Meaning we will be serving and advocating together because the poor are among us. The poor are us. It’s not a we vs. them dichotomy. Since we will always be equipped by God to do right by people in need, there is no need to be so stingy with what we have that we cannot do kind things for one another. We too can lavishly, foolishly recklessly and lovingly pour out grace into the world, so it permeates every nook and cranny.
Mary’s lavishness is a pivot point in the gospel of John and points us toward the passion of Jesus’ death and resurrection. In these coming days–Palm Sunday through Easter Sunday–we will turn toward the paschal celebration, the pattern of descent and lifting up, the imprint of our lives where we are bathed in baptismal waters and smeared with sweet smelling oily perfume. We become stinky with the cross of Christ on our foreheads.
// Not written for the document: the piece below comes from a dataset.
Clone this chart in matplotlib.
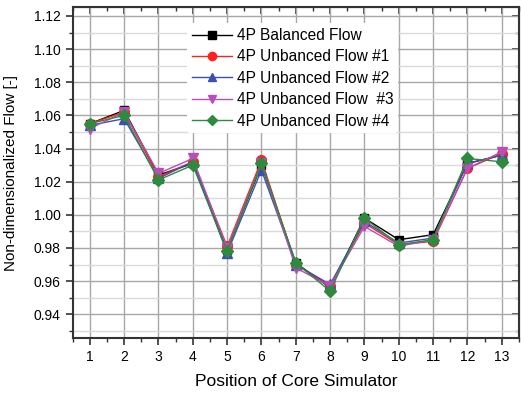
import matplotlib
matplotlib.use("Agg")
import matplotlib.pyplot as plt
from matplotlib.ticker import MultipleLocator

plt.rcParams['font.family'] = ['Liberation Sans', 'DejaVu Sans']

positions = list(range(1, 14))
balanced = [1.055, 1.063, 1.024, 1.031, 0.979, 1.030, 0.971, 0.956, 0.998, 0.985, 0.988, 1.031, 1.036]
unbal1   = [1.055, 1.062, 1.023, 1.032, 0.981, 1.033, 0.970, 0.957, 0.995, 0.982, 0.984, 1.028, 1.037]
unbal2   = [1.054, 1.058, 1.022, 1.032, 0.977, 1.027, 0.970, 0.958, 0.996, 0.983, 0.986, 1.031, 1.036]
unbal3   = [1.052, 1.062, 1.025, 1.034, 0.980, 1.031, 0.968, 0.957, 0.993, 0.981, 0.985, 1.028, 1.038]
unbal4   = [1.055, 1.060, 1.021, 1.030, 0.978, 1.031, 0.971, 0.954, 0.998, 0.982, 0.985, 1.034, 1.032]

labels = ["4P Balanced Flow", "4P Unbanced Flow #1", "4P Unbanced Flow #2",
          "4P Unbanced Flow  #3", "4P Unbanced Flow #4"]
series = [balanced, unbal1, unbal2, unbal3, unbal4]
colors = ["#000000", "#FF2020", "#3C4FB0", "#B84EB8", "#2E8B3E"]
markers = ["s", "o", "^", "v", "D"]
msizes = [6, 7, 7, 7, 6.5]

fig = plt.figure(figsize=(5.21, 3.95), dpi=100)
ax = fig.add_axes([0.1395, 0.1435, 0.8565, 0.838])

for ys, lab, c, m, ms in zip(series, labels, colors, markers, msizes):
    ax.plot(positions, ys, color=c, marker=m, markersize=ms, linewidth=1.0,
            label=lab, markeredgecolor=c, zorder=3)

ax.set_xlim(0.5, 13.5)
ax.set_ylim(0.9255, 1.1252)
ax.set_xticks(positions)
ax.xaxis.set_minor_locator(MultipleLocator(0.5))
ax.yaxis.set_major_locator(MultipleLocator(0.02))
ax.yaxis.set_minor_locator(MultipleLocator(0.01))
ax.set_yticklabels([f"{v:.2f}" for v in ax.get_yticks()])

ax.grid(True, which='major', axis='both', color='#A8A8A8', linewidth=1.0, zorder=0)
ax.grid(True, which='minor', axis='y', color='#DADADA', linewidth=1.0, zorder=0)
ax.set_axisbelow(True)

ax.tick_params(axis='both', which='major', labelsize=10, length=5, width=1.2,
               color='#333333', direction='out')
ax.tick_params(axis='both', which='minor', length=3, width=1.0,
               color='#333333', direction='out')
for sp in ax.spines.values():
    sp.set_linewidth(1.5)
    sp.set_color('#333333')

# mirrored inward ticks on top/right
axt = ax.secondary_xaxis('top')
axt.set_xticks(positions)
axt.xaxis.set_minor_locator(MultipleLocator(0.5))
axt.tick_params(which='major', direction='in', length=5, width=1.2, color='#333333', labeltop=False)
axt.tick_params(which='minor', direction='in', length=3, width=1.0, color='#333333')
axt.set_xticklabels([])
axr = ax.secondary_yaxis('right')
axr.yaxis.set_major_locator(MultipleLocator(0.02))
axr.yaxis.set_minor_locator(MultipleLocator(0.01))
axr.tick_params(which='major', direction='in', length=5, width=1.2, color='#333333', labelright=False)
axr.tick_params(which='minor', direction='in', length=3, width=1.0, color='#333333')
axr.set_yticklabels([])

ax.set_xlabel("Position of Core Simulator", fontsize=12.5, labelpad=7)
ax.set_ylabel("Non-dimensionalized Flow [-]", fontsize=11, labelpad=11.5)

leg = ax.legend(loc='upper left', bbox_to_anchor=(0.239, 0.975), fontsize=11.2,
                frameon=True, facecolor='white', edgecolor='none', framealpha=1.0,
                handlelength=2.57, handletextpad=0.32, labelspacing=0.41, borderpad=0.3,
                markerscale=0.85)

fig.savefig("out.png", dpi=100)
We pattern our lives and our deaths after the anointed one who was anointed. We bend our lives toward redemption, to announce release from burden and brokenness, and affirm what the prophet Isaiah proclaims, that “God is about to do a new thing!”
God’s newness lingers and stinks up a room. May our faith, like Mary’s be filled with abundance, not scarcity. May our acts of service be worth the cost. Because it is our calling to live an abundant faith like Mary’s, lavishly loving God, and neighbor, filling up every nook and cranny, making sure everyone walks away smelling of God’s grace. Do not be afraid like Judas. There is enough love to go around.